#### [EXERCISE REQUIREMENTS]
From the listing below, extract each line containing the string "this".

Charts and diagrams as code:
* Start *
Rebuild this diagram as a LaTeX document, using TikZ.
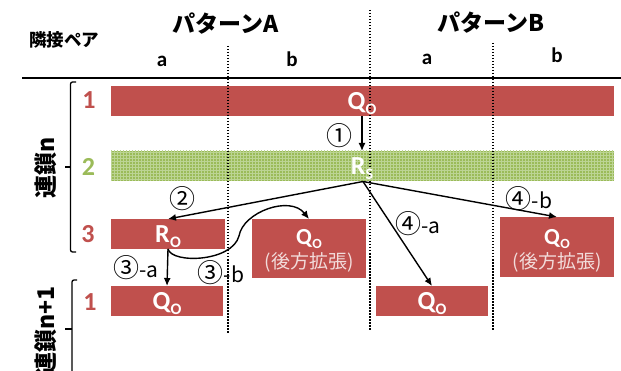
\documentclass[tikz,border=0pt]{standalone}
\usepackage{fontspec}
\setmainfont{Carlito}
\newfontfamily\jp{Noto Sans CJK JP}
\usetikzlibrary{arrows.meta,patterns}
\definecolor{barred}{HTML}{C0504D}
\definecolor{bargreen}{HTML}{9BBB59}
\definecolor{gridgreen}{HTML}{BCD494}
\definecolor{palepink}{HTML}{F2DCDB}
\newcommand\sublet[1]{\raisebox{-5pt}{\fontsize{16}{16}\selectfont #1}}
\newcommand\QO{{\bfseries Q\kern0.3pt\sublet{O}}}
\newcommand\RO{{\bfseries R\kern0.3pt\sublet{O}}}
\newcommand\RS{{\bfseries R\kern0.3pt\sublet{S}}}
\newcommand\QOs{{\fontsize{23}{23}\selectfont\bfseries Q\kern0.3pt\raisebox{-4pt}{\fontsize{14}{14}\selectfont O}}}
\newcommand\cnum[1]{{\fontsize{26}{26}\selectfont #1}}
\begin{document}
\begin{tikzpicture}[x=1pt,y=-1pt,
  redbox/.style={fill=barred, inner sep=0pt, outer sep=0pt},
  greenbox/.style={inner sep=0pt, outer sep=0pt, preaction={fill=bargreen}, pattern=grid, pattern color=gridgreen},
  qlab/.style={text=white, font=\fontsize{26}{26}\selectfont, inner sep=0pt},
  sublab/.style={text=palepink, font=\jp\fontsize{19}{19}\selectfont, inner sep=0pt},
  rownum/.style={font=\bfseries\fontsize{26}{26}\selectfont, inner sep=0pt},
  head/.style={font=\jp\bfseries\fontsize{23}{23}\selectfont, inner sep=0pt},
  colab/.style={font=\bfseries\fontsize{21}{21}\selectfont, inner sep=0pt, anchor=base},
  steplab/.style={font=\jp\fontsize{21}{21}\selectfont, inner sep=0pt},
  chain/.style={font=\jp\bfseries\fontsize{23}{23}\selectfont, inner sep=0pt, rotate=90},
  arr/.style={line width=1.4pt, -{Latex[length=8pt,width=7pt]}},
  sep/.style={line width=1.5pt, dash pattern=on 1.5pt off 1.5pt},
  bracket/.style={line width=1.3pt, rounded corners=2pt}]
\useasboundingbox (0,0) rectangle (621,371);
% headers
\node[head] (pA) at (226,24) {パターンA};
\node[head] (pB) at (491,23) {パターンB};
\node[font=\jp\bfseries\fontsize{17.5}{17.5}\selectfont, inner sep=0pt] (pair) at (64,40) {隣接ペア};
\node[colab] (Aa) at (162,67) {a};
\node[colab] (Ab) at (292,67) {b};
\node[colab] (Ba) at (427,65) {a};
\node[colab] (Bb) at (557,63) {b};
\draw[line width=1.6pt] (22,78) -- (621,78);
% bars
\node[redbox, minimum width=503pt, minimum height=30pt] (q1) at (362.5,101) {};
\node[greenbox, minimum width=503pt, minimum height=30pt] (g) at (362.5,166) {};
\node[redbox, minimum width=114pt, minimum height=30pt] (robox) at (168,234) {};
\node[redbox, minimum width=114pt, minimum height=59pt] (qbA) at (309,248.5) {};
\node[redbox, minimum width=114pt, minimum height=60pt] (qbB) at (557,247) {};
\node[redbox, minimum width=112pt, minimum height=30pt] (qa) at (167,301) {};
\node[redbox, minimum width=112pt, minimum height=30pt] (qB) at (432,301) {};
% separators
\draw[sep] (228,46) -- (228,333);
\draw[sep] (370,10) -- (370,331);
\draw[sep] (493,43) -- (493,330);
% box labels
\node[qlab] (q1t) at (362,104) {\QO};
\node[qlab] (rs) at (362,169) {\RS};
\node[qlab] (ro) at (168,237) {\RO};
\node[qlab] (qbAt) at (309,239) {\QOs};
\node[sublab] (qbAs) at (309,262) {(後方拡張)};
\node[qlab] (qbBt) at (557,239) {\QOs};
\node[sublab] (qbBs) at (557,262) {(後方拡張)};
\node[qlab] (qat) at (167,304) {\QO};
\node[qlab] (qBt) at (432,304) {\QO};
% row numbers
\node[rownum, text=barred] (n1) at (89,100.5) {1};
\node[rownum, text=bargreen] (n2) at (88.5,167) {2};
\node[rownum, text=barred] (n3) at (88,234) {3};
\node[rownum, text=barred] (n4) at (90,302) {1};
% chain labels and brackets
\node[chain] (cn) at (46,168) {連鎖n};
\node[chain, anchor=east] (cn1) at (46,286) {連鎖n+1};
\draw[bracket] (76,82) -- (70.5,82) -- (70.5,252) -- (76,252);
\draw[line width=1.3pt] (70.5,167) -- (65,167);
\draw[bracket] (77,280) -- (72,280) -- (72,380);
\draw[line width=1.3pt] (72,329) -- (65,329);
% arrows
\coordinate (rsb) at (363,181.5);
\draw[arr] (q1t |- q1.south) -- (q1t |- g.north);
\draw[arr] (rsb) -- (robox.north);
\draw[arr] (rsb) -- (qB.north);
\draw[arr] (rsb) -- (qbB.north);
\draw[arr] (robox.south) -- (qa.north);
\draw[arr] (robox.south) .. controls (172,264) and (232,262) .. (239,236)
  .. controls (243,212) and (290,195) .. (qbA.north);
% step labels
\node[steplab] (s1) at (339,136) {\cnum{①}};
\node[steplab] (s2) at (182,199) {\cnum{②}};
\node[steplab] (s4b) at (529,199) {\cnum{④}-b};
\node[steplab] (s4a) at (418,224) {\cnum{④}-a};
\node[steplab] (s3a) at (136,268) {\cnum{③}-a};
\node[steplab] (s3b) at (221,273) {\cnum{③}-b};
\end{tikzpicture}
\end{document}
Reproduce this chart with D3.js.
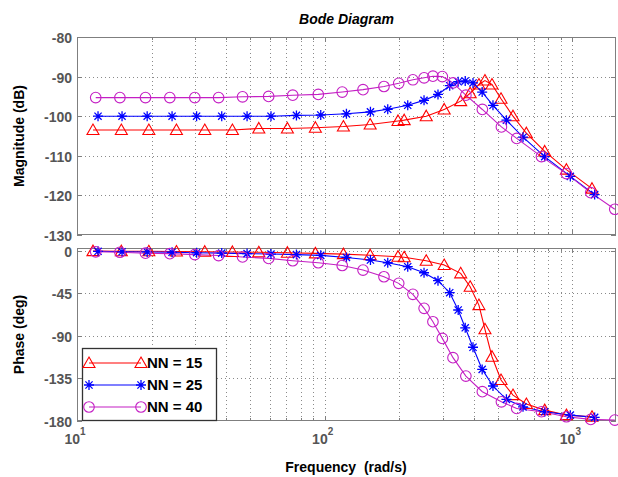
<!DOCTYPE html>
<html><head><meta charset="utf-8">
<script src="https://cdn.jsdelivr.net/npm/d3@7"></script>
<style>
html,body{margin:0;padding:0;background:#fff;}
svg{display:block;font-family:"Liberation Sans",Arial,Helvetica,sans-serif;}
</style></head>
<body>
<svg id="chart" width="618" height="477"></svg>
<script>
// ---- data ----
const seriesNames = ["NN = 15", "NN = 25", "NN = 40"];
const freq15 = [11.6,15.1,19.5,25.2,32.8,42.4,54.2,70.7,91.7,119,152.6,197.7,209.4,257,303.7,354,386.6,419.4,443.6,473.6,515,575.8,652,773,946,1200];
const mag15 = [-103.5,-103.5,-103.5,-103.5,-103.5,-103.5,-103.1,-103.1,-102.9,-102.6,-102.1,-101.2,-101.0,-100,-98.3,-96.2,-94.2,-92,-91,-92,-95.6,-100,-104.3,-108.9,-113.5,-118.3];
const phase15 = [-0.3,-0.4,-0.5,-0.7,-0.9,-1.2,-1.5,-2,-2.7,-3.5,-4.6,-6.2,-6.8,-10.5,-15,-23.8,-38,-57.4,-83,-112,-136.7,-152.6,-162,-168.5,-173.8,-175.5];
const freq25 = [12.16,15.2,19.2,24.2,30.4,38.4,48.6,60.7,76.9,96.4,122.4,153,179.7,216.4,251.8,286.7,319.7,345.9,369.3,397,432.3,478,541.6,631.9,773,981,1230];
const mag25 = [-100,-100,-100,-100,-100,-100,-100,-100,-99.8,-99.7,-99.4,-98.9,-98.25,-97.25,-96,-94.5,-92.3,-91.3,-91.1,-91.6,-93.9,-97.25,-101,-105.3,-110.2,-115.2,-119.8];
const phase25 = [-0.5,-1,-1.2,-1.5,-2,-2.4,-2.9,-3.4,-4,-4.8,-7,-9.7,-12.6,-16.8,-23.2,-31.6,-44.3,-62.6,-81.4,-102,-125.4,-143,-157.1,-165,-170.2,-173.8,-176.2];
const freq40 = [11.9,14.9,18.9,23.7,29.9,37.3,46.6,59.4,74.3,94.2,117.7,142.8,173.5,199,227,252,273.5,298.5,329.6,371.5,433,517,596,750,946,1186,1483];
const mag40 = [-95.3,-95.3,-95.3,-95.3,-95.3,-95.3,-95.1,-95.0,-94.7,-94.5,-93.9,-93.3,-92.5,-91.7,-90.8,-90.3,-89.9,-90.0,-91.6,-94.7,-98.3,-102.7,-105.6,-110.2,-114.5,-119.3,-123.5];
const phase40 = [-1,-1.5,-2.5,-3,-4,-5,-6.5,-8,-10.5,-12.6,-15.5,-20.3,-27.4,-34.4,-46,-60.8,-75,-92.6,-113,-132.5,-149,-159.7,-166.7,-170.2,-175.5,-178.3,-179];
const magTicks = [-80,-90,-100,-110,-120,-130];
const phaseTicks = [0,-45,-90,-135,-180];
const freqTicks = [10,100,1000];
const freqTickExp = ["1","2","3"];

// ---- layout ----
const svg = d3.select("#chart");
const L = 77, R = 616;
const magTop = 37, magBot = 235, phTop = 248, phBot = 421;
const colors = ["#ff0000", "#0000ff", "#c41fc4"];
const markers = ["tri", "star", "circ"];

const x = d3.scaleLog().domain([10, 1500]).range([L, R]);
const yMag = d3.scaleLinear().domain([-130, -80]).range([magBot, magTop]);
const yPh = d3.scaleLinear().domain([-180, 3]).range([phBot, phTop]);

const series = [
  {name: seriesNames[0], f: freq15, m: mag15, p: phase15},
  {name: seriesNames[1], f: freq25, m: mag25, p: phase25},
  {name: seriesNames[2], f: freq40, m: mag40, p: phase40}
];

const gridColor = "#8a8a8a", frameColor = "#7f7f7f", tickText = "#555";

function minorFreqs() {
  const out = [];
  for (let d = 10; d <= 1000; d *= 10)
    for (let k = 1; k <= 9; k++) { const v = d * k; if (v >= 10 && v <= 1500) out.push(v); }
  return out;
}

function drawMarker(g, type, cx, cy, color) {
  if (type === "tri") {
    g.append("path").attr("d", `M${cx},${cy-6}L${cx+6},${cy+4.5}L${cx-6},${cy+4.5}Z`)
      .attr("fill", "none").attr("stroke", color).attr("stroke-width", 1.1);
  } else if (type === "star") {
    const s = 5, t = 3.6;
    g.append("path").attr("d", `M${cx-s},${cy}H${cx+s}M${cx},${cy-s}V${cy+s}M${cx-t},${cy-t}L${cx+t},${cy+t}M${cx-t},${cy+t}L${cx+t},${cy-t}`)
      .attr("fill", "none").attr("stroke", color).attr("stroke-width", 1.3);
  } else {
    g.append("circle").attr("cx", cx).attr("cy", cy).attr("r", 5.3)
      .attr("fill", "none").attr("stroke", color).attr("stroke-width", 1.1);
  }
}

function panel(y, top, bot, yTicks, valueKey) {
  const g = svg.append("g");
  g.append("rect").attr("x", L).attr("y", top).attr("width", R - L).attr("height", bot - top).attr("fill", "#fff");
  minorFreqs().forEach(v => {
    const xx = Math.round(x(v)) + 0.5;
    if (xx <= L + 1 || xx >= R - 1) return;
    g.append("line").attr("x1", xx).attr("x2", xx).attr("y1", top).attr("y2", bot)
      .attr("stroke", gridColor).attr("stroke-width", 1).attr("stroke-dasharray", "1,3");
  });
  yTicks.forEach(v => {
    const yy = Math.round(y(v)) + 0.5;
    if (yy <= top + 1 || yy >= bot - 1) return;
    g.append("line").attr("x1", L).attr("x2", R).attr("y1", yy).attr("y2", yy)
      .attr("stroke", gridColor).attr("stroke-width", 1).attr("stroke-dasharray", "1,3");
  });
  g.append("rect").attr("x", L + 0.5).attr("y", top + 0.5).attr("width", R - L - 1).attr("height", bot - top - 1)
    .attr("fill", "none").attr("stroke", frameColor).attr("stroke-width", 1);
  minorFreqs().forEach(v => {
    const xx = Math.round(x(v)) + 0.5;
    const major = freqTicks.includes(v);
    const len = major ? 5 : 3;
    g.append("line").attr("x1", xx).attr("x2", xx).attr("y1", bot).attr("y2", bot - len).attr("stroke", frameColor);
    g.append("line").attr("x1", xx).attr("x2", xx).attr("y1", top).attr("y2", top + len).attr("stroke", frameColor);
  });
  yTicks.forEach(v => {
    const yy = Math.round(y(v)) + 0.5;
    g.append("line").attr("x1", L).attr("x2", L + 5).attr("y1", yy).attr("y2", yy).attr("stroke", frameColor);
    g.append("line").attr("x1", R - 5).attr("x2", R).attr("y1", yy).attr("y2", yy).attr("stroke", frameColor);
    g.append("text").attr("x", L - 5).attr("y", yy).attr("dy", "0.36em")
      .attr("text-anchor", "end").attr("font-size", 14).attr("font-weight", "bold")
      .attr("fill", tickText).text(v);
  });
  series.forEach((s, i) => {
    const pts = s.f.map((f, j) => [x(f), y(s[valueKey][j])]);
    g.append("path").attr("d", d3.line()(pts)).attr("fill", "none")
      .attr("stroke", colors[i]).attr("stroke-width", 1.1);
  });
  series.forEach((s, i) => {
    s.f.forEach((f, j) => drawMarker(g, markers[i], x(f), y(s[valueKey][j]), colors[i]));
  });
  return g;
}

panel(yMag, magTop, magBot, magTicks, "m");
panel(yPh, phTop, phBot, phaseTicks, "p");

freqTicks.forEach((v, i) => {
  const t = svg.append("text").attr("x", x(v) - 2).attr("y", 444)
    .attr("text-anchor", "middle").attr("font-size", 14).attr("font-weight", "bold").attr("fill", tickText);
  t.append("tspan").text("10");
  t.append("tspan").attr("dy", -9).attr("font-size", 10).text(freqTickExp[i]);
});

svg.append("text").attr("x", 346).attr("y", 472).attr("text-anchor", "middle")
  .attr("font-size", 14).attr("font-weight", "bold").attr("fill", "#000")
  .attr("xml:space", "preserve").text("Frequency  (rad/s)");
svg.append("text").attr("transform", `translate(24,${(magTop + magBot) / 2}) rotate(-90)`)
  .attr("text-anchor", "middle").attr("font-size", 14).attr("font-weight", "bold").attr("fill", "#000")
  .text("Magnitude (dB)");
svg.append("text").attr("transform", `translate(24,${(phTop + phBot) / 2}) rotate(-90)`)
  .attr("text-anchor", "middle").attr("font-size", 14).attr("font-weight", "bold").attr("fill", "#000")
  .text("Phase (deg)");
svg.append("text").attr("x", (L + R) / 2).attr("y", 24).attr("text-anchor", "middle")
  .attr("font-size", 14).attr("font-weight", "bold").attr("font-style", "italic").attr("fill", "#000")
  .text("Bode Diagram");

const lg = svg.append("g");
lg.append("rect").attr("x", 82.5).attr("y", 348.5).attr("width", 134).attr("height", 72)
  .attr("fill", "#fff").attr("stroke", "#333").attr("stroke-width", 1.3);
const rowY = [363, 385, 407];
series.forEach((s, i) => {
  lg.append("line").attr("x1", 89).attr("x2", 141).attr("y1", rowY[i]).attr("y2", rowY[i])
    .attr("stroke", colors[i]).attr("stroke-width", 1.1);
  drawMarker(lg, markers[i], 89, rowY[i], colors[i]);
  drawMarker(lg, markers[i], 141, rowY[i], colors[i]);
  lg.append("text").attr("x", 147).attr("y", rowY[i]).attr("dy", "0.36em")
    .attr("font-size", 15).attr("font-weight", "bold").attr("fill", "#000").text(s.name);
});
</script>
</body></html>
* End *
#### [RESULT OF THE EXERCISE]
Rebuild this diagram as a LaTeX document, using TikZ.
Reproduce this chart with D3.js.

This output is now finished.